4.5. Data Types

OmniSciDB supports a variety of data types, including scalar types with an optional encoding and variable length types. The full list of data types is available on in OmniSciDB user facing documentation.

4.5.1. Scalar Types

Scalar types (e.g. INT, DOUBLE, DATE) are stored in compact buffers using the smallest possible size. E.g., the data buffer for an integer column would store each entry in a 4 byte “slot”, and the n`th entry could be found by incrementing the pointer to the start of the buffer by `n * 4 bytes.

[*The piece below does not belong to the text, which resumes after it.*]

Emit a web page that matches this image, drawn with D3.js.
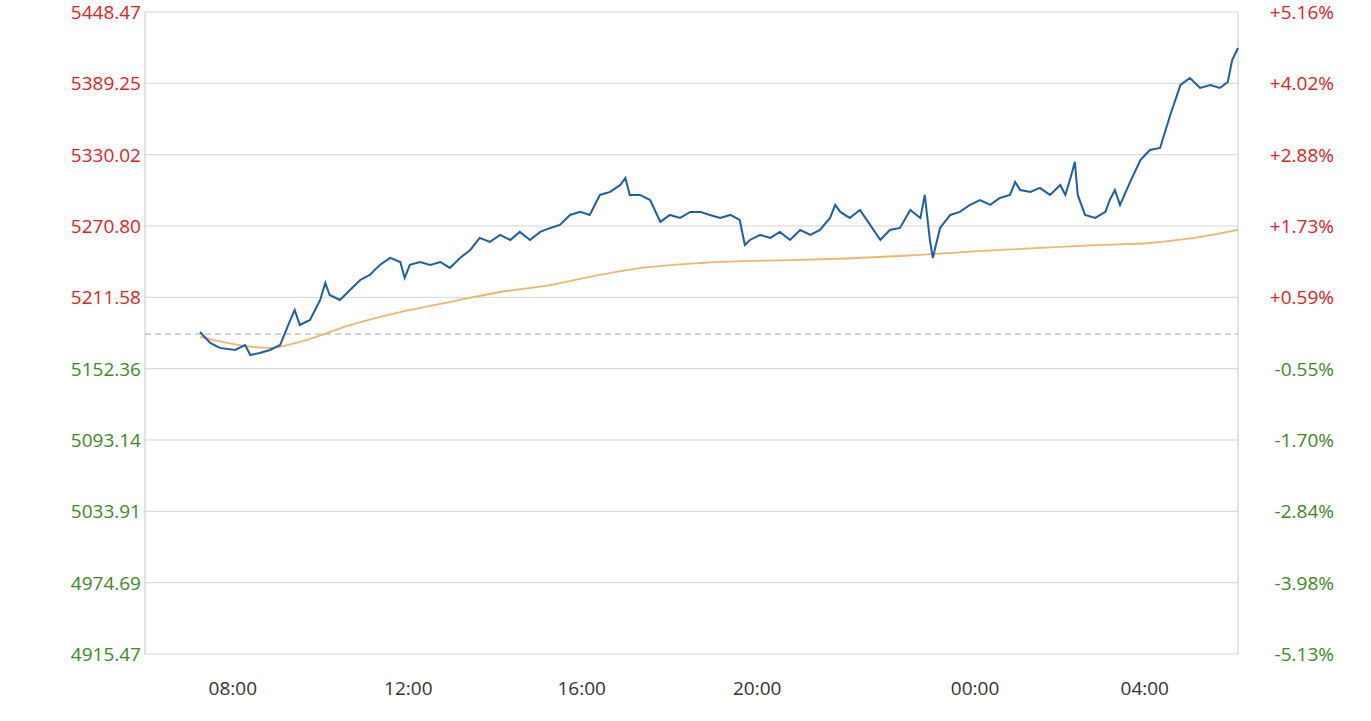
<!DOCTYPE html>
<html><head><meta charset="utf-8">
<script src="https://cdn.jsdelivr.net/npm/d3@7"></script>
<style>body{margin:0;background:#fff}text{font-family:"Open Sans","DejaVu Sans",sans-serif}</style>
</head><body><svg id="c" width="1371" height="721"></svg>
<script>
const baseValue = 5181.1;
const yTickValues = [5448.47,5389.25,5330.02,5270.80,5211.58,5152.36,5093.14,5033.91,4974.69,4915.47];
const yTickPct = ["+5.16%","+4.02%","+2.88%","+1.73%","+0.59%","-0.55%","-1.70%","-2.84%","-3.98%","-5.13%"];
const xTickIndex = [45,286,524,765,1064,1297];
const xTickLabels = ["08:00","12:00","16:00","20:00","00:00","04:00"];
const priceIndex = [0,14,27,48,62,69,82,96,110,124,130,137,151,165,172,178,192,206,220,233,247,261,275,281,288,302,316,330,343,357,371,384,398,412,426,439,453,467,481,494,508,522,535,549,563,577,584,590,604,618,632,645,659,673,687,700,714,728,741,748,755,769,783,796,810,824,838,851,865,872,879,892,906,920,934,947,961,975,989,995,1002,1006,1016,1030,1043,1057,1071,1085,1098,1112,1119,1126,1140,1153,1167,1181,1188,1195,1201,1205,1215,1229,1243,1249,1256,1263,1277,1291,1304,1318,1332,1346,1359,1373,1387,1400,1411,1417,1425];
const priceValues = [5182.8,5173.7,5169.6,5167.9,5172.0,5163.7,5165.4,5167.9,5172.0,5192.8,5201.1,5188.6,5192.8,5209.4,5223.5,5213.5,5209.4,5217.7,5226.0,5230.2,5238.5,5244.3,5240.9,5227.7,5238.5,5240.9,5238.5,5240.9,5236.0,5244.3,5250.9,5260.9,5257.6,5263.4,5259.2,5265.9,5259.2,5265.9,5269.2,5271.7,5280.0,5282.5,5280.0,5296.6,5299.1,5304.9,5310.7,5296.6,5296.6,5292.4,5274.2,5280.0,5277.5,5282.5,5282.5,5280.0,5277.5,5280.0,5275.8,5255.1,5259.2,5263.4,5260.9,5265.9,5259.2,5267.5,5263.4,5267.5,5277.5,5288.3,5282.5,5277.5,5284.1,5271.7,5259.2,5267.5,5269.2,5284.1,5277.5,5296.6,5259.2,5244.3,5269.2,5280.0,5282.5,5288.3,5292.4,5288.3,5294.1,5296.6,5307.4,5300.7,5299.1,5302.4,5296.6,5304.9,5296.6,5310.7,5324.0,5296.6,5280.0,5277.5,5282.5,5292.4,5300.7,5288.3,5307.4,5325.6,5333.9,5335.6,5363.0,5387.9,5393.7,5385.4,5387.9,5385.4,5390.4,5408.6,5418.6];
const avgIndex = [0,96,137,206,275,343,412,481,549,618,687,755,824,961,1098,1236,1304,1373,1425];
const avgValues = [5178.7,5169.6,5174.5,5188.6,5199.4,5207.7,5216.0,5221.8,5230.2,5236.8,5240.1,5241.8,5242.6,5245.9,5250.9,5255.1,5256.7,5261.7,5267.5];

const svg = d3.select("#c");
const L=145,R=1238,T=12,B=654;
const x = d3.scaleLinear().domain([0,1425]).range([200,R]);
const y = d3.scaleLinear().domain([4915.47,5448.47]).range([B,T]);
const red="#e8201c", green="#3c8a1e";
yTickValues.forEach((v,i)=>{
  svg.append("line").attr("x1",L).attr("x2",R).attr("y1",y(v)).attr("y2",y(v)).attr("stroke","#d4d4d4").attr("stroke-width",1);
  const c = v>baseValue?red:green;
  svg.append("text").attr("x",L-4).attr("y",y(v)+7).attr("text-anchor","end").attr("font-size",19).attr("fill",c).text(v.toFixed(2));
  svg.append("text").attr("x",1334).attr("y",y(v)+7).attr("text-anchor","end").attr("font-size",19).attr("fill",c).text(yTickPct[i]);
});
svg.append("line").attr("x1",L).attr("x2",L).attr("y1",T).attr("y2",B).attr("stroke","#c8c8c8");
svg.append("line").attr("x1",R).attr("x2",R).attr("y1",T).attr("y2",B).attr("stroke","#c8c8c8");
svg.append("line").attr("x1",L).attr("x2",R).attr("y1",y(baseValue)).attr("y2",y(baseValue)).attr("stroke","#aaa").attr("stroke-dasharray","6,4");
xTickIndex.forEach((t,i)=>{
  svg.append("text").attr("x",x(t)).attr("y",695).attr("text-anchor","middle").attr("font-size",19).attr("fill","#333").text(xTickLabels[i]);
});
const line=d3.line().x(d=>x(d[0])).y(d=>y(d[1]));
svg.append("path").datum(avgIndex.map((d,i)=>[d,avgValues[i]])).attr("d",line.curve(d3.curveMonotoneX)).attr("fill","none").attr("stroke","#f2b56e").attr("stroke-width",1.8);
svg.append("path").datum(priceIndex.map((d,i)=>[d,priceValues[i]])).attr("d",d3.line().x(d=>x(d[0])).y(d=>y(d[1]))).attr("fill","none").attr("stroke","#1d5ea8").attr("stroke-width",2);
</script></body></html>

4.5.2. Scalar Types with Encoding

OmniSciDB supports an optional encoding parameter for most scalar types. An encoding allows a type to be stored with fewer bytes than would otherwise be required, typically by limiting the range of the type. For example, DATE columns can be encoded in DAYS (instead of SECONDS, the default for the scalar DATE type) using the syntax DATE ENCODING DAYS(16) (note that in OmniSciDB DDL, while most types default to “none encoding” if no encoding is specified, DATE defaults to encoded in days using 32-bits). The encoded data is left in encoded form until it is read from the in-memory buffer for purposes of manipulation during a query. Thus, DATE ENCODING DAYS(16) will be converted on the fly from the number of days since the unix epoch in a 16-bit integer to the number of seconds since unix epoch in a 64-bit integer. The decoded value typically lives in a register and a decoded buffer is typically never created in main memory.

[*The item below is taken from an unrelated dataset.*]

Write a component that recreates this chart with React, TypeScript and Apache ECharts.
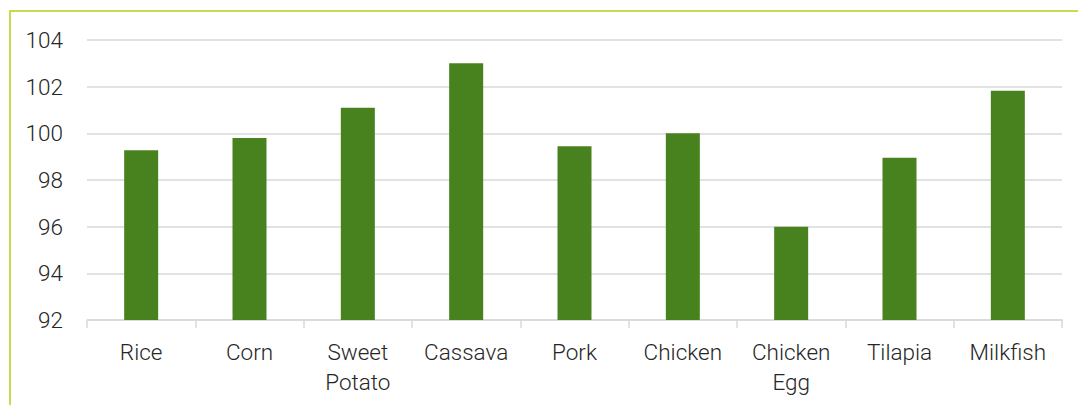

Note that we use the term encoding and not compression since the encoding is applied per-value, and not the entire buffer. An encoded buffer still supports random access without transformation of the entire buffer.

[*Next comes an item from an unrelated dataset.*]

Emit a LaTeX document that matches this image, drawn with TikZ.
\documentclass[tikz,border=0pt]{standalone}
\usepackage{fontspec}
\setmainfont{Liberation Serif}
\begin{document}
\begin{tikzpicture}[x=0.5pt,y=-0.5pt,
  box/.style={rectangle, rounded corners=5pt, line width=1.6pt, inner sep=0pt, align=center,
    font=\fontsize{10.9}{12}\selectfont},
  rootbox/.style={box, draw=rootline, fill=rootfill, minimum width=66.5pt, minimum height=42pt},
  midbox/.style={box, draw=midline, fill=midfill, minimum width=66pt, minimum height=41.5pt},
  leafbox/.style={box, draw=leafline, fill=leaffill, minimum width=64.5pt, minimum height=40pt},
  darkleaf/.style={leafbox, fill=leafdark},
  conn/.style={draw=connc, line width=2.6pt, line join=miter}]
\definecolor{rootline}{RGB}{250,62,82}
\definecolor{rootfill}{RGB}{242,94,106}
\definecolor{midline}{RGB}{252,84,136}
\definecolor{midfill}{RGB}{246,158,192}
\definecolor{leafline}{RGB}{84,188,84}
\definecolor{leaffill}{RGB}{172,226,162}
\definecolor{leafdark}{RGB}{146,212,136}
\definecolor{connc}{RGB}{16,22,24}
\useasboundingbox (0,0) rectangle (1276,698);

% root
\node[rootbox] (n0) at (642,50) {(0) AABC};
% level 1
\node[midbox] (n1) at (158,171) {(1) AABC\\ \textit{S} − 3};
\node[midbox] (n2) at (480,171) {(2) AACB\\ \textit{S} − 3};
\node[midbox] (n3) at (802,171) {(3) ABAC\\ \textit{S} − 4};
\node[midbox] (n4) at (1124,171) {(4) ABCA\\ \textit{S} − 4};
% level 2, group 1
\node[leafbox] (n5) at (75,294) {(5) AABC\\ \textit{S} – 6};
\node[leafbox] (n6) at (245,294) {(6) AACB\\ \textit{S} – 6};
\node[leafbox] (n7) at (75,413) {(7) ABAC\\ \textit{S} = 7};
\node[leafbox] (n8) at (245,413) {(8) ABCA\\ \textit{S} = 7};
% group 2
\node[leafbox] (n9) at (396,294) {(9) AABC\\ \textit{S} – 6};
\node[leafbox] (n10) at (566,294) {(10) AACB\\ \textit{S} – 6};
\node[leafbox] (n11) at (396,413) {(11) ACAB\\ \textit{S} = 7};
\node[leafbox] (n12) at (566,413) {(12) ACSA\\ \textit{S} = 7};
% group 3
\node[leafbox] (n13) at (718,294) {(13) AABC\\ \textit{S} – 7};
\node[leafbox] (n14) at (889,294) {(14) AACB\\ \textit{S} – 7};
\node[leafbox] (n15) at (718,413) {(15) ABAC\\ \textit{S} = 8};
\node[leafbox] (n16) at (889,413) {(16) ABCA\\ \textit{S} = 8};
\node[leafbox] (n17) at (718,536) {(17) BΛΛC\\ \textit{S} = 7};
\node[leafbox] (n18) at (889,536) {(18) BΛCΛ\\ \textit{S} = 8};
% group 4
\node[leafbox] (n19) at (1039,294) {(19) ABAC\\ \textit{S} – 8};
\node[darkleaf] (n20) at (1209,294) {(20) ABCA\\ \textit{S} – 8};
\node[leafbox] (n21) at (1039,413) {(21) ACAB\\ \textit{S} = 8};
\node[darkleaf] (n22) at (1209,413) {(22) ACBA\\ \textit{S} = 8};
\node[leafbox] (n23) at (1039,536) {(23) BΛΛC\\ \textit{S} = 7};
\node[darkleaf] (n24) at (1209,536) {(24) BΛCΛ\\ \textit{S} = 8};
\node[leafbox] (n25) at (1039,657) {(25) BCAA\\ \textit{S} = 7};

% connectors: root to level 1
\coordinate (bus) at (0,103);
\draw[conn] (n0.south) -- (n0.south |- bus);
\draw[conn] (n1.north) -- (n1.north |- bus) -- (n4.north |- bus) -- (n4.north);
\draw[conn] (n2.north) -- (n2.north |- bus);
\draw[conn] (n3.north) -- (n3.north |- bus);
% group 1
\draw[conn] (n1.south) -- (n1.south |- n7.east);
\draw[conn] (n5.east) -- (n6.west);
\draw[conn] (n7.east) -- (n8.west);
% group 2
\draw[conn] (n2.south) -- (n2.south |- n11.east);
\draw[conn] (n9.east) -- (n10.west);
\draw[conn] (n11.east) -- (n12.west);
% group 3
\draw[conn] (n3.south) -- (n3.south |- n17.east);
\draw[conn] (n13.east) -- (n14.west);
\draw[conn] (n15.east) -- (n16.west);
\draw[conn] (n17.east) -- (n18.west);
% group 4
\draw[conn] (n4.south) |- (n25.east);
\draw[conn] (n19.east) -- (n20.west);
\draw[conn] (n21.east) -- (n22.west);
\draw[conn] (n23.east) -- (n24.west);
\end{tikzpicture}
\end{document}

4.5.3. Variable Length Types

Variable length data types (arrays and none-encoded strings) consist of two buffers; an index buffer and a data buffer. The index buffer specifies an offset into the data buffer for the given row; that is, each row in the index buffer has a fixed size, whereas each row in the data buffer has a varying size. During query execution, the value from the index buffer for the given row is read first (since the index buffer supports random access without a scan), and then the varlen payload is loaded from the data buffer.